# Curtis plow problems



## Easy (Jan 21, 2007)

I have a Curtis Sno Pro 3000, which I purchased 12/04. I plow 10 drives, maybe 35-40 times per season. 
One of the problems I am having is that the pins do not line up with the holes when trying to attach the unit. 
The other is when back dragging, at times, the wiring harness comes loose, or is pulled completely apart by the snow.
Has anyone else had these problems, and if so, what were the solutions short of rebuilding the entire unit???

Don


----------



## Nascar24 (Feb 11, 2006)

*Curtis Issues?*

Hi

I'm not aware of Curtis plows using pins?

I thought all of the Sno pro's have the Hitch and Run system?,

No pins, big clamps or are you referring to the safety engagement pins?

If its the safety pins I would check the bolts that your upper frame attaches to your lower "A" frame. There are some large pivot pins that the counter spring are attached to, you may want to investigate the condition , I have seen these loosen up or even break.

Good Luck
Jay


----------



## Easy (Jan 21, 2007)

I think that is what the trouble is, the lower mounting on the plow portion is so worn that the safety pins miss their holes. I was just wondering if this was common on Curtis plows, because mine is less than 3 seasons old and is stored inside a barn when not in use.
Thanks for your reply,was wondering if there was another solution besides rebuilding the sub frame..
Don


----------



## THEGOLDPRO (Jun 18, 2006)

i know what you mean, if the curtis isnt on like a totaly flat surface then its kinda hard to line up the little spring pic things, sometimes you need two people one to push the pins in, and one to pull the handle twords the truck to help them line up.


----------



## Easy (Jan 21, 2007)

Thats exactly the problem I am having. Even with the plow on a flat concrete surface, it is extremely hard to get the pins engaged. I was just wondering if others had the same trouble.
They would surly loose their $5000 challenge about installation speed if they used my plow!!!
Thanks 
Don


----------



## J J Landscaping (Dec 10, 2004)

*J J Landscaping*

I have a 4 yr. old SnowPro 3000 - Hitch and Run - 9 ft. No problems at all. The plug must be in all the way. ( tap ) the plug in with a small hammer. The spring loaded pins i keep sprayed with brake away or liquid wrench. It will help alot. Like thegoldpro said it has to be on flat ground, but when you drop the plow try to get the leg at just the rite height. If the plow is a inch to high or low you WILL have to fight with it to get it on. Play with the height and try to get it just rite and it will go on in 2 min or less. I went thru it the first year. jimmy


----------



## LoneCowboy (Jan 2, 2007)

Yep
that's what i've learned too
It's real easy to take it off but leave it too high.
play with it enough to get the truck back to neutral and it will snap right on the next time.


----------



## THEGOLDPRO (Jun 18, 2006)

yeah i had a hell of a time this year trying to mount the plow for the first time, i had it in my backyard on the grass, and the leg sunk a bit in the grass, and to top it off the dogs dug a big ass trench in front of the plow like the whole length of the plow, lol and it took me like 30 minuts to get the freaking thing on.

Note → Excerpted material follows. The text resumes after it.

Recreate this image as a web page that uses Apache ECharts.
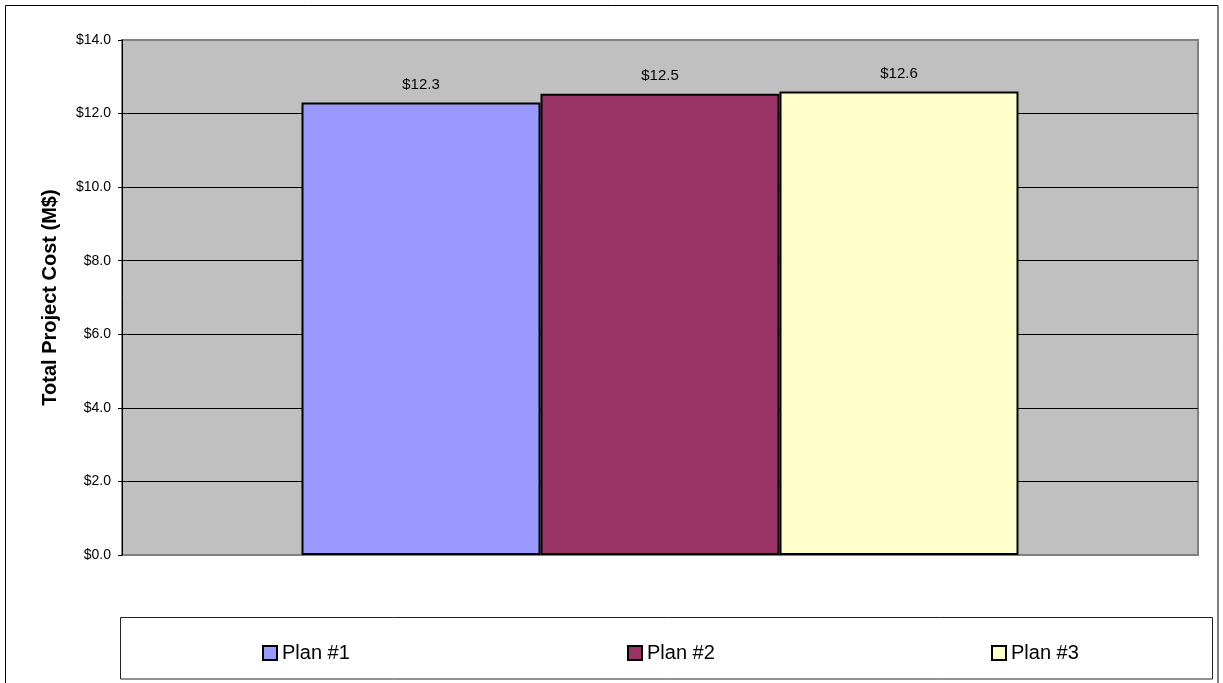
<!DOCTYPE html>
<html>
<head>
<meta charset="utf-8">
<script src="https://cdn.jsdelivr.net/npm/echarts@6/dist/echarts.min.js"></script>
<style>
html,body{margin:0;padding:0;background:#fff;}
#c{width:1223px;height:683px;}
</style>
</head>
<body>
<div id="c"></div>
<script>
const categories = ['Total'];
const seriesNames = ['Plan #1', 'Plan #2', 'Plan #3'];
const plan1 = [12.3];
const plan2 = [12.54];
const plan3 = [12.6];
const seriesValues = [plan1, plan2, plan3];
const seriesColors = ['#9999FF', '#993366', '#FFFFCC'];
const yMin = 0, yMax = 14, yStep = 2;
const yAxisTitle = 'Total Project Cost (M$)';

const FONT = "'Liberation Sans', Arial, sans-serif";
const chart = echarts.init(document.getElementById('c'));

const legendLefts = [257, 622, 986];

const option = {
  animation: false,
  backgroundColor: '#fff',
  textStyle: { fontFamily: FONT },
  grid: {
    left: 122, top: 40, width: 1076, height: 515,
    show: true, backgroundColor: '#C0C0C0',
    borderColor: '#808080', borderWidth: 2
  },
  graphic: [
    { type: 'rect', shape: { x: 5.5, y: 5.5, width: 1212.5, height: 700 },
      style: { fill: 'none', stroke: '#000', lineWidth: 1 }, z: -1 },
    { type: 'rect', shape: { x: 120.5, y: 617.5, width: 1092, height: 61.5 },
      style: { fill: '#fff', stroke: '#222', lineWidth: 1 }, z: -1 }
  ],
  legend: seriesNames.map((n, i) => ({
    data: [n],
    left: legendLefts[i],
    top: 638,
    orient: 'horizontal',
    icon: 'rect',
    itemWidth: 14, itemHeight: 14,
    itemGap: 5,
    itemStyle: { borderColor: '#000', borderWidth: 2 },
    textStyle: { fontSize: 20, color: '#000', fontFamily: FONT }
  })),
  xAxis: {
    type: 'category',
    data: categories,
    axisLine: { show: false },
    axisTick: { show: false },
    axisLabel: { show: false },
    splitLine: { show: false }
  },
  yAxis: {
    type: 'value',
    min: yMin, max: yMax, interval: yStep,
    name: yAxisTitle,
    nameLocation: 'middle',
    nameRotate: 90,
    nameGap: 62,
    nameTextStyle: { fontSize: 20, fontWeight: 'bold', color: '#000', fontFamily: FONT },
    axisLine: { show: true, lineStyle: { color: '#000', width: 1 } },
    axisTick: { show: true, length: 4, lineStyle: { color: '#000' } },
    axisLabel: {
      margin: 11, fontSize: 14, color: '#000', fontFamily: FONT,
      formatter: v => '$' + v.toFixed(1)
    },
    splitLine: {
      show: true,
      lineStyle: { color: ['#808080', '#000', '#000', '#000', '#000', '#000', '#000', '#808080'], width: 1 }
    }
  },
  series: seriesNames.map((n, i) => ({
    name: n,
    type: 'bar',
    data: seriesValues[i],
    barWidth: 239,
    barGap: '0%',
    itemStyle: { color: seriesColors[i], borderColor: '#000', borderWidth: 2 },
    label: {
      show: true, position: 'top', distance: 10,
      fontSize: 15, color: '#000', fontFamily: FONT,
      formatter: p => '$' + p.value.toFixed(1)
    }
  }))
};
chart.setOption(option);
</script>
</body>
</html>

but after that i lubed the piss outa the pins, and everything that mowed, and it goes on like butter now, it doesn't just click in when i pull upto it, but if i get it nice and close, i just pull back on the bar and it clicks right in.


----------



## Easy (Jan 21, 2007)

Thanks for the reply. 
I store the plow on a flat concrete floor. and adjust the height with the foot, but only one side will engage. The other side I have to use my back and push the lever back while pushing down on the pin with a screw driver. It will miss the hole by 1/8" unless I push it down to make it line up.
I also keep the pins and springs clean and well lubed.
This plow has been used only 2 1/2 seasons, and I was just wondering if anyone else had the same trouble.
Thanks again
Don


----------



## THEGOLDPRO (Jun 18, 2006)

Easy;360117 said:


> Thanks for the reply.
> I store the plow on a flat concrete floor. and adjust the height with the foot, but only one side will engage. The other side I have to use my back and push the lever back while pushing down on the pin with a screw driver. It will miss the hole by 1/8" unless I push it down to make it line up.
> I also keep the pins and springs clean and well lubed.
> This plow has been used only 2 1/2 seasons, and I was just wondering if anyone else had the same trouble.
> ...


yeah been there done that, its weird sometimes it will go on easy as hell. sometimes it takes alittle work to get it on, it usually takes time when i dont notice a storm is coming and it starts to snow, lol i go out and try and mount it at like midnight in the freezing cold, and my hands feel like they are going to fall off, thats usualy when it gives me the worst problems, lol


----------



## J J Landscaping (Dec 10, 2004)

*J J Landscaping*

Where suposed to work easyer and get smarter as we get older, BUT 20 years of this stuff and i still have those bad days or nites. I set-up the trucks in november for winter and keep the plows on now. I have 2 trucks i use in the winter. And this one is for thegoldpro - i donot know where you are in conn, but maybe if we put are plows away it will snow more than 1" and we can get to use them this winter. Jimmy


----------



## THEGOLDPRO (Jun 18, 2006)

J J Landscaping;360373 said:


> Where suposed to work easyer and get smarter as we get older, BUT 20 years of this stuff and i still have those bad days or nites. I set-up the trucks in november for winter and keep the plows on now. I have 2 trucks i use in the winter. And this one is for thegoldpro - i donot know where you are in conn, but maybe if we put are plows away it will snow more than 1" and we can get to use them this winter. Jimmy


haha maybe, i got so sick of puitting mine on, taking it off, putting it on, talking it off, with hopes of some snow, that i just leave it on now lol

it sux because if it was upto me i wouldent mount the damn thing for anything less then 2 inches, but i have a couple commercials that want to be scraped when we get anything over a half inch really, so everytime i see a little hint of snow i have to mount it just incase.


----------